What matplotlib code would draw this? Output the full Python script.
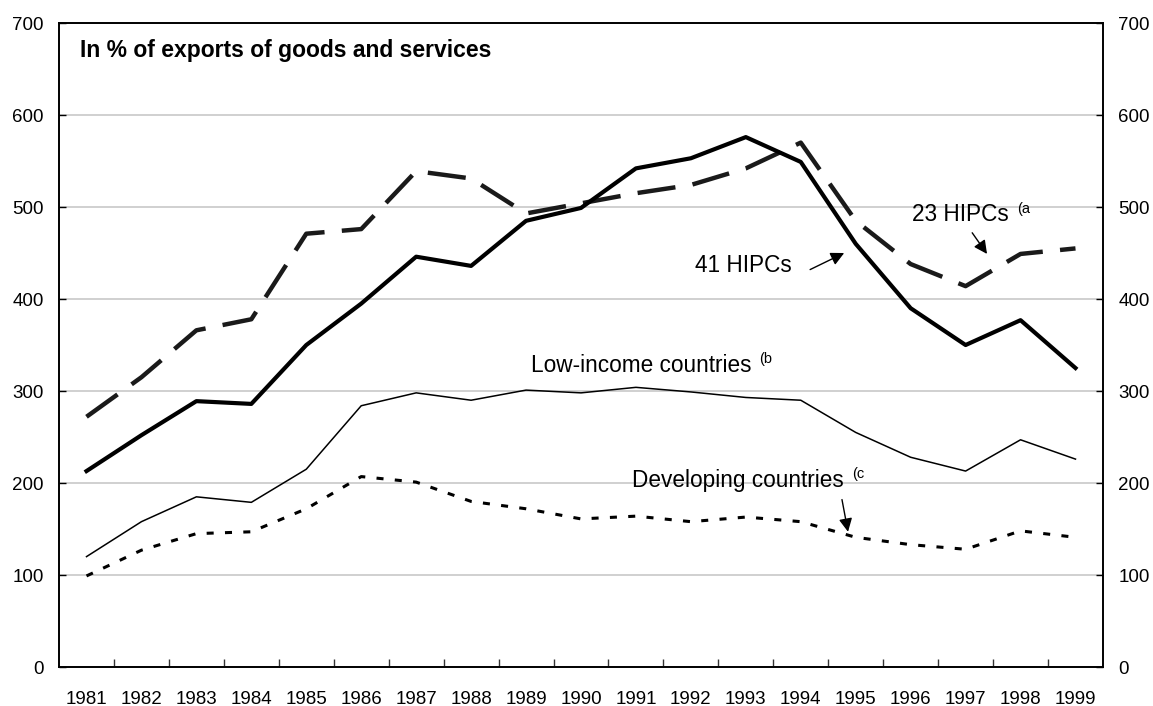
import numpy as np
import matplotlib
matplotlib.use('Agg')
import matplotlib.pyplot as plt

plt.rcParams['font.family'] = ['Liberation Sans', 'DejaVu Sans']

# --- data ---
years = [str(y) for y in range(1981, 2000)]
hipc41 = [213, 252, 289, 286, 350, 395, 446, 436, 485, 499, 542, 553, 576, 549, 460, 390, 350, 377, 325]
hipc23 = [272, 315, 366, 378, 471, 476, 539, 531, 493, 504, 515, 524, 542, 570, 485, 438, 414, 449, 455]
low_income = [120, 158, 185, 179, 215, 284, 298, 290, 301, 298, 304, 299, 293, 290, 255, 228, 213, 247, 226]
developing = [99, 127, 145, 147, 172, 207, 201, 180, 172, 161, 164, 158, 163, 158, 141, 133, 128, 148, 141]
y_ticks = [0, 100, 200, 300, 400, 500, 600, 700]

x = np.arange(len(years))

fig = plt.figure(figsize=(11.53, 7.06), dpi=100)
ax = fig.add_axes([0.0512, 0.0552, 0.9054, 0.9122])

ax.plot(x, hipc23, color='#1a1a1a', lw=3.2, dashes=(8.6, 3.9))
ax.plot(x, hipc41, color='black', lw=3.0)
ax.plot(x, low_income, color='black', lw=1.1)
ax.plot(x, developing, color='black', lw=2.2, dashes=(2.3, 3.7))

ax.set_xlim(-0.5, len(years) - 0.5)
ax.set_ylim(0, 700)

# category axis: labels centred, tick marks between categories
ax.set_xticks(x)
ax.set_xticklabels(years, fontsize=13.5)
ax.set_xticks(np.arange(0.5, len(years) - 1, 1), minor=True)
ax.tick_params(axis='x', which='major', length=0, pad=17)
ax.tick_params(axis='x', which='minor', direction='in', length=6, width=1, color='#333333')

ax.set_yticks(y_ticks)
ax.tick_params(axis='y', which='major', direction='in', length=5, width=1,
               left=True, right=True, labelleft=True, labelright=True,
               labelsize=13.5, pad=11)

ax.grid(axis='y', color='#c8c8c8', lw=1.2)
ax.set_axisbelow(True)
for s in ax.spines.values():
    s.set_linewidth(1.4)
    s.set_color('black')

ax.text(0.02, 0.9467, 'In % of exports of goods and services', transform=ax.transAxes,
        fontsize=16.5, fontweight='bold', va='baseline', ha='left')

# --- series labels ---
arrow = dict(arrowstyle='-|>', color='black', lw=1, mutation_scale=20, shrinkA=0, shrinkB=0)

ax.text(15.03, 485, '23 HIPCs', fontsize=16.3, va='baseline')
ax.text(16.94, 494, '(a', fontsize=10.5, va='baseline')
ax.annotate('', xy=(16.39, 449), xytext=(16.12, 472), arrowprops=arrow)

ax.text(11.08, 429, '41 HIPCs', fontsize=16.3, va='baseline')
ax.annotate('', xy=(13.79, 450), xytext=(13.17, 432), arrowprops=arrow)

ax.text(12.1, 321, 'Low-income countries', fontsize=16.3, va='baseline', ha='right')
ax.text(12.25, 330, '(b', fontsize=10.5, va='baseline')

ax.text(9.92, 196, 'Developing countries', fontsize=16.3, va='baseline', ha='left')
ax.text(13.94, 205, '(c', fontsize=10.5, va='baseline')
ax.annotate('', xy=(13.86, 147), xytext=(13.75, 182), arrowprops=arrow)

fig.savefig('out.png', dpi=100)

__________

WHAT THE TASK ASKS: Determine how many lines of the data contain "matplotlib" and give nothing but that number.

FULL OUTPUT: 4